*Given data*.
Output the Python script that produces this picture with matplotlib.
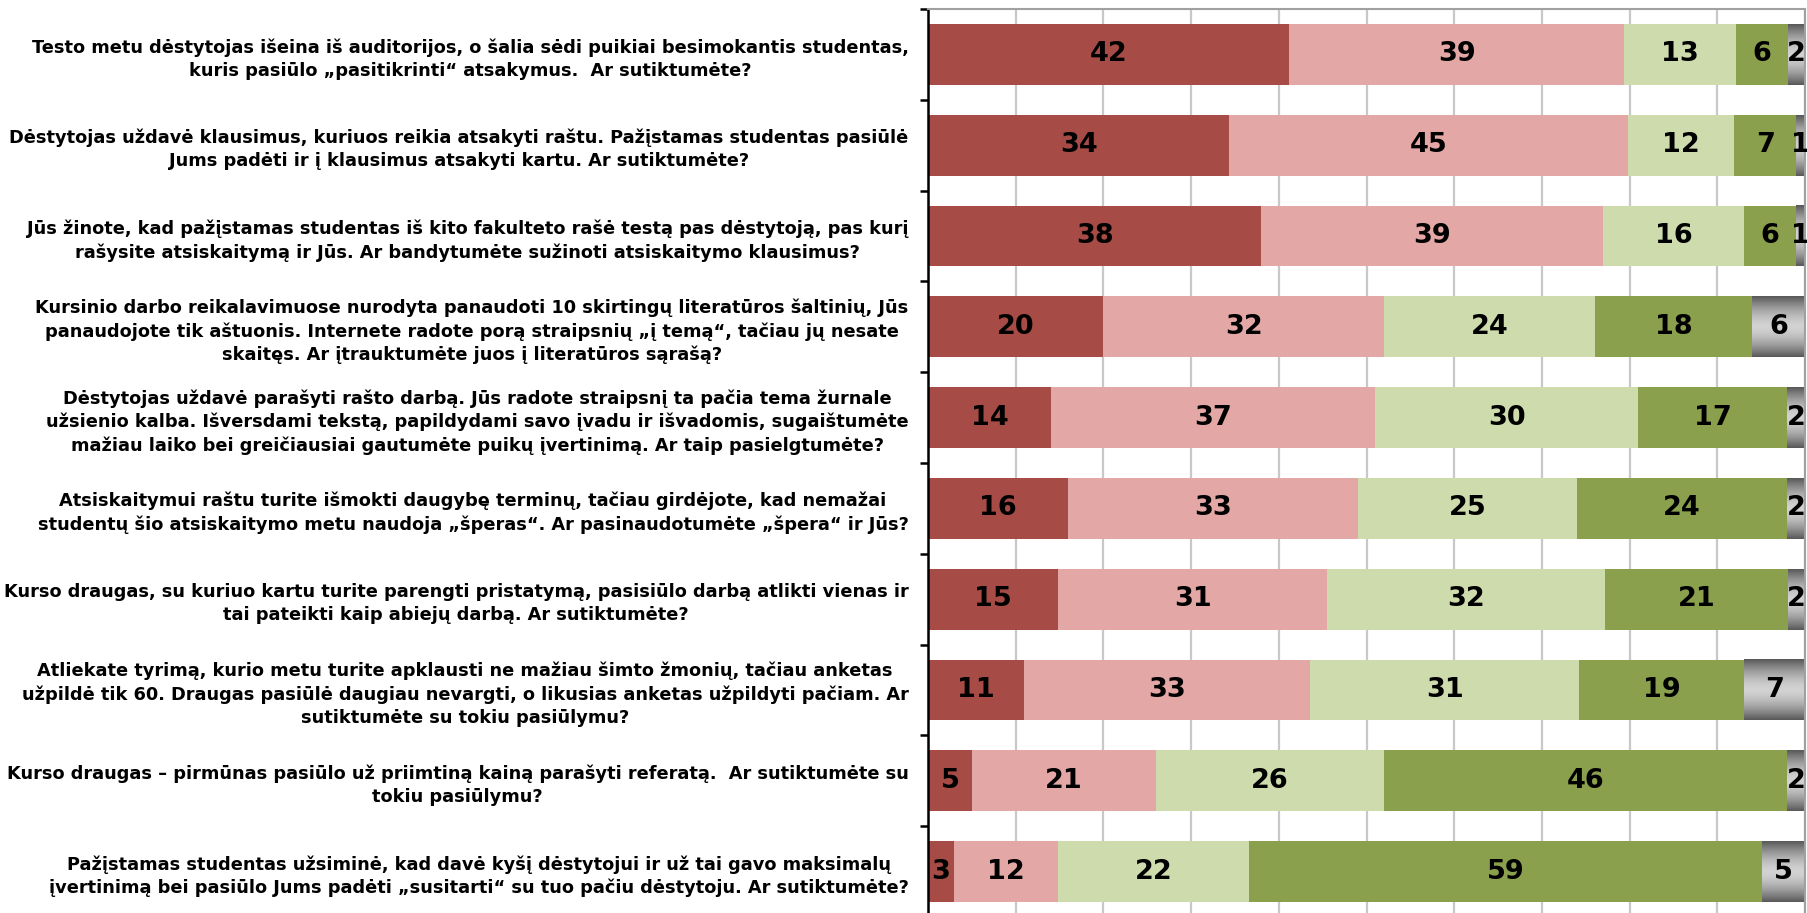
import numpy as np
import matplotlib.pyplot as plt
from matplotlib.colors import LinearSegmentedColormap

questions = [
    "Testo metu dėstytojas išeina iš auditorijos, o šalia sėdi puikiai besimokantis studentas,\n"
    "kuris pasiūlo „pasitikrinti“ atsakymus.  Ar sutiktumėte?",
    "Dėstytojas uždavė klausimus, kuriuos reikia atsakyti raštu. Pažįstamas studentas pasiūlė\n"
    "Jums padėti ir į klausimus atsakyti kartu. Ar sutiktumėte?",
    "Jūs žinote, kad pažįstamas studentas iš kito fakulteto rašė testą pas dėstytoją, pas kurį\n"
    "rašysite atsiskaitymą ir Jūs. Ar bandytumėte sužinoti atsiskaitymo klausimus?",
    "Kursinio darbo reikalavimuose nurodyta panaudoti 10 skirtingų literatūros šaltinių, Jūs\n"
    "panaudojote tik aštuonis. Internete radote porą straipsnių „į temą“, tačiau jų nesate\n"
    "skaitęs. Ar įtrauktumėte juos į literatūros sąrašą?",
    "Dėstytojas uždavė parašyti rašto darbą. Jūs radote straipsnį ta pačia tema žurnale\n"
    "užsienio kalba. Išversdami tekstą, papildydami savo įvadu ir išvadomis, sugaištumėte\n"
    "mažiau laiko bei greičiausiai gautumėte puikų įvertinimą. Ar taip pasielgtumėte?",
    "Atsiskaitymui raštu turite išmokti daugybę terminų, tačiau girdėjote, kad nemažai\n"
    "studentų šio atsiskaitymo metu naudoja „šperas“. Ar pasinaudotumėte „špera“ ir Jūs?",
    "Kurso draugas, su kuriuo kartu turite parengti pristatymą, pasisiūlo darbą atlikti vienas ir\n"
    "tai pateikti kaip abiejų darbą. Ar sutiktumėte?",
    "Atliekate tyrimą, kurio metu turite apklausti ne mažiau šimto žmonių, tačiau anketas\n"
    "užpildė tik 60. Draugas pasiūlė daugiau nevargti, o likusias anketas užpildyti pačiam. Ar\n"
    "sutiktumėte su tokiu pasiūlymu?",
    "Kurso draugas – pirmūnas pasiūlo už priimtiną kainą parašyti referatą.  Ar sutiktumėte su\n"
    "tokiu pasiūlymu?",
    "Pažįstamas studentas užsiminė, kad davė kyšį dėstytojui ir už tai gavo maksimalų\n"
    "įvertinimą bei pasiūlo Jums padėti „susitarti“ su tuo pačiu dėstytoju. Ar sutiktumėte?",
]

s1 = [42, 34, 38, 20, 14, 16, 15, 11, 5, 3]
s2 = [39, 45, 39, 32, 37, 33, 31, 33, 21, 12]
s3 = [13, 12, 16, 24, 30, 25, 32, 31, 26, 22]
s4 = [6, 7, 6, 18, 17, 24, 21, 19, 46, 59]
s5 = [2, 1, 1, 6, 2, 2, 2, 7, 2, 5]

colors = ['#a64b45', '#e3a8a6', '#cedcad', '#8aa04c']
gray_cmap = LinearSegmentedColormap.from_list('g', ['#5a5a5a', '#d2d2d2'])

data = np.array([s1, s2, s3, s4, s5], dtype=float)
pct = data / data.sum(axis=0) * 100
n = len(questions)
y = np.arange(n)
h = 0.67

fig = plt.figure(figsize=(18.08, 9.13), dpi=100)
ax = fig.add_axes([928 / 1808, -4 / 913, 877 / 1808, 908 / 913])

left = np.zeros(n)
for k in range(4):
    ax.barh(y, pct[k], left=left, height=h, color=colors[k], zorder=2)
    for i in range(n):
        ax.text(left[i] + pct[k][i] / 2, y[i], str(int(data[k][i])), ha='center', va='center',
                fontsize=19.5, fontweight='bold', family='DejaVu Sans', zorder=4)
    left += pct[k]

# gray segment with a vertical gradient
t = np.linspace(0, 1, 64)
grad = (1 - np.abs(2 * t - 1) ** 1.6).reshape(-1, 1)
for i in range(n):
    ax.imshow(grad, cmap=gray_cmap, aspect='auto', interpolation='bilinear',
              extent=(left[i], left[i] + pct[4][i], y[i] + h / 2, y[i] - h / 2), zorder=2)
    ax.text(left[i] + pct[4][i] / 2, y[i], str(int(data[4][i])), ha='center', va='center',
            fontsize=19.5, fontweight='bold', family='DejaVu Sans', zorder=4)

ax.set_xlim(0, 100)
ax.set_ylim(n - 0.5, -0.5)
ax.set_xticks(np.arange(0, 101, 10))
ax.xaxis.grid(True, color='#c8c8c8', linewidth=1.6, zorder=0)
ax.set_axisbelow(True)
ax.tick_params(axis='x', length=0, labelbottom=False)

ax.set_yticks(y)
ax.set_yticklabels(questions)
ax.set_yticks(np.arange(-0.5, n, 1), minor=True)
ax.tick_params(axis='y', which='major', length=0, pad=14)
ax.tick_params(axis='y', which='minor', length=6, width=1.8, color='black')
for lab in ax.get_yticklabels():
    lab.set_fontfamily('DejaVu Sans')
    lab.set_fontweight('bold')
    lab.set_fontsize(12.8)
    lab.set_multialignment('center')
    lab.set_linespacing(1.36)

ax.spines['left'].set_color('black')
ax.spines['left'].set_linewidth(1.8)
for s in ['top', 'right', 'bottom']:
    ax.spines[s].set_color('#a0a0a0')
    ax.spines[s].set_linewidth(1.5)

fig.savefig('out.png', dpi=100)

*The request*.
Pick out each line that holds the string "matplotlib".

*Answer below*.
Output the Python script that produces this picture with matplotlib.
import matplotlib.pyplot as plt
from matplotlib.colors import LinearSegmentedColormap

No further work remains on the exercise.